— begin Collected material —

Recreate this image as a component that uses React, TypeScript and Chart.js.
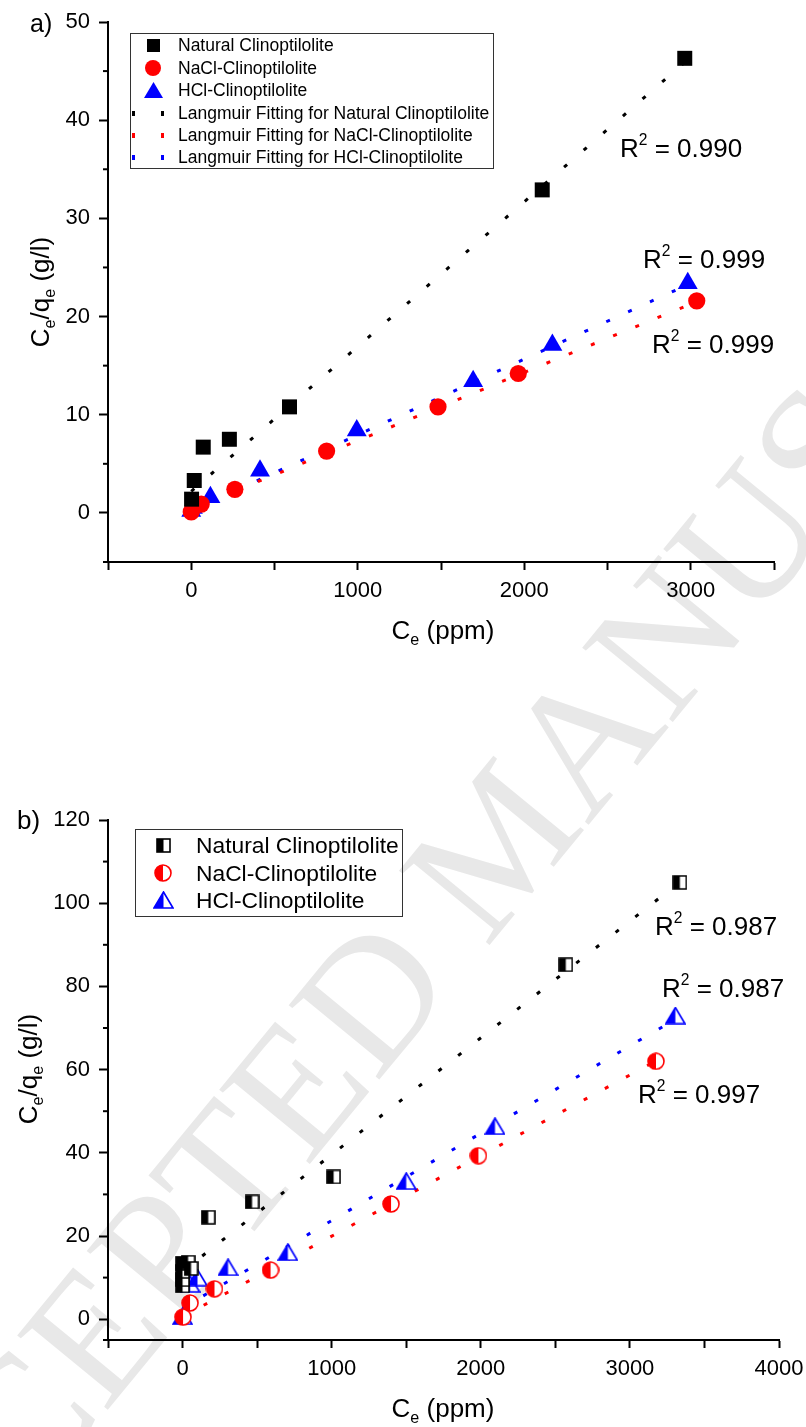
import { useEffect, useRef } from "react";
import { Chart, registerables } from "chart.js";

Chart.register(...registerables);

const FONT = '"Liberation Sans", Arial, Helvetica, sans-serif';

// ---------- panel a : Langmuir linear plots ----------
const naturalA_ce = [2, 18, 72, 229, 590, 2108, 2964];
const naturalA_ratio = [1.4, 3.3, 6.7, 7.5, 10.8, 32.9, 46.3];
const naclA_ce = [0, 10, 60, 262, 813, 1482, 1964, 3036];
const naclA_ratio = [0.1, 0.5, 0.9, 2.4, 6.3, 10.8, 14.2, 21.6];
const hclA_ce = [0, 10, 115, 413, 994, 1693, 2169, 2982];
const hclA_ratio = [0.2, 0.5, 1.6, 4.3, 8.4, 13.4, 17.1, 23.4];

// fitted lines, end points
const naturalA_fitCe = [0, 2964];
const naturalA_fit = [2.2, 45.9];
const naclA_fitCe = [0, 2990];
const naclA_fit = [0.4, 21.2];
const hclA_fitCe = [0, 2950];
const hclA_fit = [0.23, 23.0];

const xTicksA = [-500, 0, 500, 1000, 1500, 2000, 2500, 3000, 3500];
const xLabelsA = [0, 1000, 2000, 3000];
const yTicksA = [-5, 0, 5, 10, 15, 20, 25, 30, 35, 40, 45, 50];
const yLabelsA = [0, 10, 20, 30, 40, 50];

const legendA = [
  "Natural Clinoptilolite",
  "NaCl-Clinoptilolite",
  "HCl-Clinoptilolite",
  "Langmuir Fitting for Natural Clinoptilolite",
  "Langmuir Fitting for NaCl-Clinoptilolite",
  "Langmuir Fitting for HCl-Clinoptilolite",
];
const r2A = ["0.990", "0.999", "0.999"];

// ---------- panel b ----------
const naturalB_ce = [0, 0, 0, 0, 37, 57, 172, 466, 1013, 2570, 3335];
const naturalB_ratio = [8, 9.5, 11.5, 13.5, 13.7, 12.2, 24.5, 28.2, 34.2, 85.2, 105];
const naclB_ce = [3, 50, 214, 590, 1398, 1984, 3175];
const naclB_ratio = [0.5, 3.9, 7.3, 11.8, 27.7, 39.3, 62];
const hclB_ce = [0, 50, 100, 305, 706, 1500, 2095, 3305];
const hclB_ratio = [0.7, 8.5, 10, 12.5, 16.1, 33.2, 46.4, 73];

const naturalB_fitCe = [0, 3339];
const naturalB_fit = [11.5, 105.2];
const naclB_fitCe = [0, 3171];
const naclB_fit = [0.6, 62.0];
const hclB_fitCe = [0, 3305];
const hclB_fit = [2.7, 72.1];

const xTicksB = [-500, 0, 500, 1000, 1500, 2000, 2500, 3000, 3500, 4000];
const xLabelsB = [0, 1000, 2000, 3000, 4000];
const yTicksB = [-5, 0, 10, 20, 30, 40, 50, 60, 70, 80, 90, 100, 110, 120];
const yLabelsB = [0, 20, 40, 60, 80, 100, 120];

const legendB = ["Natural Clinoptilolite", "NaCl-Clinoptilolite", "HCl-Clinoptilolite"];
const r2B = ["0.987", "0.987", "0.997"];

const pts = (xs: number[], ys: number[]) => xs.map((x, i) => ({ x, y: ys[i] }));

// half filled marker (left half coloured) used in panel b
function halfMarker(shape: "square" | "circle" | "triangle", color: string, w: number, h: number) {
  const c = document.createElement("canvas");
  c.width = w;
  c.height = h;
  const ctx = c.getContext("2d")!;
  const path = () => {
    ctx.beginPath();
    if (shape === "square") ctx.rect(1, 1, w - 2, h - 2);
    else if (shape === "circle") ctx.arc(w / 2, h / 2, w / 2 - 1, 0, Math.PI * 2);
    else {
      ctx.moveTo(w / 2, 1);
      ctx.lineTo(w - 1, h - 1);
      ctx.lineTo(1, h - 1);
      ctx.closePath();
    }
  };
  path();
  ctx.fillStyle = "#fff";
  ctx.fill();
  ctx.save();
  ctx.beginPath();
  ctx.rect(0, 0, w / 2, h);
  ctx.clip();
  path();
  ctx.fillStyle = color;
  ctx.fill();
  ctx.restore();
  path();
  ctx.strokeStyle = color;
  ctx.lineWidth = 1.6;
  ctx.stroke();
  return c;
}

// shorter minor ticks on the y axis
const minorTicks = {
  id: "minorTicks",
  afterDraw(chart: any, _a: any, opts: any) {
    const ctx = chart.ctx;
    const ys = chart.scales.y;
    ctx.save();
    ctx.strokeStyle = "#000";
    ctx.lineWidth = 2;
    ys.ticks.forEach((t: any) => {
      if (opts.labels.includes(t.value)) return;
      const p = ys.getPixelForValue(t.value);
      ctx.beginPath();
      ctx.moveTo(ys.right, p);
      ctx.lineTo(ys.right - 5, p);
      ctx.stroke();
    });
    ctx.restore();
  },
};

type PanelProps = {
  top: number;
  height: number;
  padTop: number;
  padRight: number;
  axisH: number;
  xTicks: number[];
  xLabels: number[];
  yTicks: number[];
  yLabels: number[];
  build: () => any[];
};

const PanelChart = (p: PanelProps) => {
  const canvasRef = useRef<HTMLCanvasElement | null>(null);
  const chartRef = useRef<Chart | null>(null);

  useEffect(() => {
    if (!canvasRef.current) return;
    if (chartRef.current) chartRef.current.destroy();

    const xMin = p.xTicks[0];
    const xMax = p.xTicks[p.xTicks.length - 1];
    const yMin = p.yTicks[0];
    const yMax = p.yTicks[p.yTicks.length - 1];

    chartRef.current = new Chart(canvasRef.current, {
      type: "scatter",
      data: { datasets: p.build() },
      plugins: [minorTicks],
      options: {
        responsive: true,
        maintainAspectRatio: false,
        animation: false,
        events: [],
        layout: { padding: { top: p.padTop, right: p.padRight, left: 0, bottom: 0 } },
        plugins: {
          legend: { display: false },
          tooltip: { enabled: false },
          minorTicks: { labels: p.yLabels },
        } as any,
        scales: {
          x: {
            type: "linear",
            min: xMin,
            max: xMax,
            afterBuildTicks: (s: any) => {
              s.ticks = p.xTicks.map((v) => ({ value: v }));
            },
            afterFit: (s: any) => {
              s.height = p.axisH;
              s.paddingLeft = 0;
              s.paddingRight = 0;
            },
            ticks: {
              autoSkip: false,
              maxRotation: 0,
              padding: 8,
              color: "#000",
              font: { family: FONT, size: 22 },
              callback: (v: any) => (p.xLabels.includes(Number(v)) ? String(v) : ""),
            },
            grid: {
              drawOnChartArea: false,
              drawTicks: true,
              tickLength: 8,
              tickWidth: 2,
              tickColor: "#000",
            },
            border: { display: true, color: "#000", width: 2 },
          },
          y: {
            type: "linear",
            min: yMin,
            max: yMax,
            afterBuildTicks: (s: any) => {
              s.ticks = p.yTicks.map((v) => ({ value: v }));
            },
            afterFit: (s: any) => {
              s.width = 108;
              s.paddingTop = 0;
              s.paddingBottom = 0;
            },
            ticks: {
              autoSkip: false,
              padding: 9,
              color: "#000",
              font: { family: FONT, size: 22 },
              callback: (v: any) => (p.yLabels.includes(Number(v)) ? String(v) : ""),
            },
            grid: {
              drawOnChartArea: false,
              drawTicks: true,
              tickLength: 9,
              tickWidth: 2,
              tickColor: (c: any) =>
                c.tick && !p.yLabels.includes(c.tick.value) ? "rgba(0,0,0,0)" : "#000",
            },
            border: { display: true, color: "#000", width: 2 },
          },
        },
      } as any,
    });

    return () => {
      if (chartRef.current) {
        chartRef.current.destroy();
        chartRef.current = null;
      }
    };
  }, []);

  return (
    <div style={{ position: "absolute", left: 0, top: p.top, width: 806, height: p.height }}>
      <canvas ref={canvasRef}></canvas>
    </div>
  );
};

const fitLine = (xs: number[], ys: number[], color: string, dash: number[]) => ({
  data: pts(xs, ys),
  showLine: true,
  pointRadius: 0,
  borderColor: color,
  borderWidth: 3,
  borderDash: dash,
  borderCapStyle: "butt",
  fill: false,
});

const buildA = () => [
  { data: pts(naturalA_ce, naturalA_ratio), pointStyle: "rect", pointRadius: 10.6, backgroundColor: "#000", borderWidth: 0 },
  { data: pts(naclA_ce, naclA_ratio), pointStyle: "circle", pointRadius: 8.6, backgroundColor: "#ff0000", borderWidth: 0 },
  { data: pts(hclA_ce, hclA_ratio), pointStyle: "triangle", pointRadius: 11.5, backgroundColor: "#0000ff", borderWidth: 0 },
  fitLine(naturalA_fitCe, naturalA_fit, "#000", [4, 22]),
  fitLine(naclA_fitCe, naclA_fit, "#ff0000", [4, 20]),
  fitLine(hclA_fitCe, hclA_fit, "#0000ff", [4, 20]),
];

const buildB = () => [
  { data: pts(naturalB_ce, naturalB_ratio), pointStyle: halfMarker("square", "#000", 15, 15), pointRadius: 8 },
  { data: pts(naclB_ce, naclB_ratio), pointStyle: halfMarker("circle", "#ff0000", 18, 18), pointRadius: 9 },
  { data: pts(hclB_ce, hclB_ratio), pointStyle: halfMarker("triangle", "#0000ff", 21, 18), pointRadius: 10 },
  fitLine(naturalB_fitCe, naturalB_fit, "#000", [4, 21]),
  fitLine(naclB_fitCe, naclB_fit, "#ff0000", [4, 20]),
  fitLine(hclB_fitCe, hclB_fit, "#0000ff", [4, 20]),
];

// small svg markers for the html legends
const Marker = ({ shape, color, half, w, h, cx, cy }: any) => {
  const id = `clip-${shape}-${cy}`;
  const outline = (extra: any) =>
    shape === "square" ? (
      <rect x={1} y={1} width={w - 2} height={h - 2} {...extra} />
    ) : shape === "circle" ? (
      <circle cx={w / 2} cy={h / 2} r={w / 2 - 1} {...extra} />
    ) : (
      <polygon points={`${w / 2},1 ${w - 1},${h - 1} 1,${h - 1}`} {...extra} />
    );
  return (
    <svg width={w} height={h} style={{ position: "absolute", left: cx - w / 2, top: cy - h / 2 }}>
      <defs>
        <clipPath id={id}>
          <rect x={0} y={0} width={w / 2} height={h} />
        </clipPath>
      </defs>
      {half ? (
        <>
          {outline({ fill: "#fff" })}
          {outline({ fill: color, clipPath: `url(#${id})` })}
          {outline({ fill: "none", stroke: color, strokeWidth: 1.6 })}
        </>
      ) : (
        outline({ fill: color })
      )}
    </svg>
  );
};

const abs = (left: number, top: number, extra: any = {}) => ({
  position: "absolute" as const,
  left,
  top,
  whiteSpace: "nowrap" as const,
  ...extra,
});

const sub = { fontSize: "0.62em", verticalAlign: "-0.35em", lineHeight: 0 };
const sup = { fontSize: "0.6em", verticalAlign: "0.75em", lineHeight: 0 };

const Ylabel = ({ cx, cy, size }: { cx: number; cy: number; size: number }) => (
  <div
    style={abs(cx, cy, {
      fontSize: size,
      lineHeight: 1,
      transform: "translate(-50%, -50%) rotate(-90deg)",
    })}
  >
    C<span style={sub}>e</span>/q<span style={sub}>e</span> (g/l)
  </div>
);

const Xlabel = ({ cx, cy, size }: { cx: number; cy: number; size: number }) => (
  <div style={abs(cx, cy, { fontSize: size, lineHeight: 1, transform: "translate(-50%, -50%)" })}>
    C<span style={sub}>e</span> (ppm)
  </div>
);

const R2 = ({ left, baseline, value }: { left: number; baseline: number; value: string }) => (
  <div style={abs(left, baseline - 22, { fontSize: 26, lineHeight: "26px" })}>
    R<span style={sup}>2</span> = {value}
  </div>
);

const legendColors = ["#000", "#ff0000", "#0000ff"];
const legendShapes = ["square", "circle", "triangle"];
const markerW = [15, 18, 21];
const markerH = [15, 18, 18];

const App = () => {
  const rowsA = [45, 68, 90, 113, 135, 157];
  const rowsB = [845, 873, 900];
  return (
    <div
      style={{
        position: "absolute",
        left: 0,
        top: 0,
        width: 806,
        height: 1427,
        overflow: "hidden",
        background: "#fff",
        fontFamily: FONT,
        color: "#000",
      }}
    >
      {/* watermark */}
      <div
        style={abs(-245, 1603, {
          fontFamily: '"Liberation Serif", "DejaVu Serif", serif',
          fontSize: 179,
          lineHeight: 1,
          color: "#e8e8e8",
          transformOrigin: "0 0",
          transform: "rotate(-50.6deg)",
        })}
      >
        ACCEPTED MANUSCRIPT
      </div>

      <PanelChart
        top={0}
        height={680}
        padTop={22}
        padRight={32}
        axisH={118}
        xTicks={xTicksA}
        xLabels={xLabelsA}
        yTicks={yTicksA}
        yLabels={yLabelsA}
        build={buildA}
      />
      <PanelChart
        top={760}
        height={667}
        padTop={60}
        padRight={27}
        axisH={87}
        xTicks={xTicksB}
        xLabels={xLabelsB}
        yTicks={yTicksB}
        yLabels={yLabelsB}
        build={buildB}
      />

      {/* panel a texts */}
      <div style={abs(30, 8, { fontSize: 25, lineHeight: "30px" })}>a)</div>
      <Ylabel cx={40} cy={292} size={26} />
      <Xlabel cx={443} cy={630} size={26} />
      <R2 left={620} baseline={157} value={r2A[0]} />
      <R2 left={643} baseline={268} value={r2A[1]} />
      <R2 left={652} baseline={353} value={r2A[2]} />

      <div
        style={abs(130, 33, {
          width: 364,
          height: 136,
          boxSizing: "border-box",
          border: "1.5px solid #333",
        })}
      />
      {legendA.map((t, i) => (
        <div key={t}>
          {i < 3 ? (
            <Marker
              shape={legendShapes[i]}
              color={legendColors[i]}
              half={false}
              w={markerW[i]}
              h={markerH[i]}
              cx={153}
              cy={rowsA[i]}
            />
          ) : (
            <>
              <div style={abs(132, rowsA[i] - 2.5, { width: 3, height: 5, background: legendColors[i - 3] })} />
              <div style={abs(161, rowsA[i] - 2.5, { width: 3, height: 5, background: legendColors[i - 3] })} />
            </>
          )}
          <div style={abs(178, rowsA[i] - 11, { fontSize: 17.5, lineHeight: "22px" })}>{t}</div>
        </div>
      ))}

      {/* panel b texts */}
      <div style={abs(17, 805, { fontSize: 26, lineHeight: "30px" })}>b)</div>
      <Ylabel cx={28} cy={1069} size={26} />
      <Xlabel cx={443} cy={1408} size={26} />
      <R2 left={655} baseline={935} value={r2B[0]} />
      <R2 left={662} baseline={997} value={r2B[1]} />
      <R2 left={638} baseline={1103} value={r2B[2]} />

      <div
        style={abs(135, 829, {
          width: 268,
          height: 88,
          boxSizing: "border-box",
          border: "1.5px solid #333",
        })}
      />
      {legendB.map((t, i) => (
        <div key={t}>
          <Marker
            shape={legendShapes[i]}
            color={legendColors[i]}
            half={true}
            w={markerW[i]}
            h={markerH[i]}
            cx={163}
            cy={rowsB[i]}
          />
          <div style={abs(196, rowsB[i] - 14, { fontSize: 22.8, lineHeight: "28px" })}>{t}</div>
        </div>
      ))}
    </div>
  );
};

export default App;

— end Collected material —

Give again, exactly, the lines from the start of the data through the one holding "const hclA_fit = [0.23, 23.0];"; omit the pictures.

(Answer to the exercise):
Recreate this image as a component that uses React, TypeScript and Chart.js.
import { useEffect, useRef } from "react";
import { Chart, registerables } from "chart.js";

Chart.register(...registerables);

const FONT = '"Liberation Sans", Arial, Helvetica, sans-serif';

// ---------- panel a : Langmuir linear plots ----------
const naturalA_ce = [2, 18, 72, 229, 590, 2108, 2964];
const naturalA_ratio = [1.4, 3.3, 6.7, 7.5, 10.8, 32.9, 46.3];
const naclA_ce = [0, 10, 60, 262, 813, 1482, 1964, 3036];
const naclA_ratio = [0.1, 0.5, 0.9, 2.4, 6.3, 10.8, 14.2, 21.6];
const hclA_ce = [0, 10, 115, 413, 994, 1693, 2169, 2982];
const hclA_ratio = [0.2, 0.5, 1.6, 4.3, 8.4, 13.4, 17.1, 23.4];

// fitted lines, end points
const naturalA_fitCe = [0, 2964];
const naturalA_fit = [2.2, 45.9];
const naclA_fitCe = [0, 2990];
const naclA_fit = [0.4, 21.2];
const hclA_fitCe = [0, 2950];
const hclA_fit = [0.23, 23.0];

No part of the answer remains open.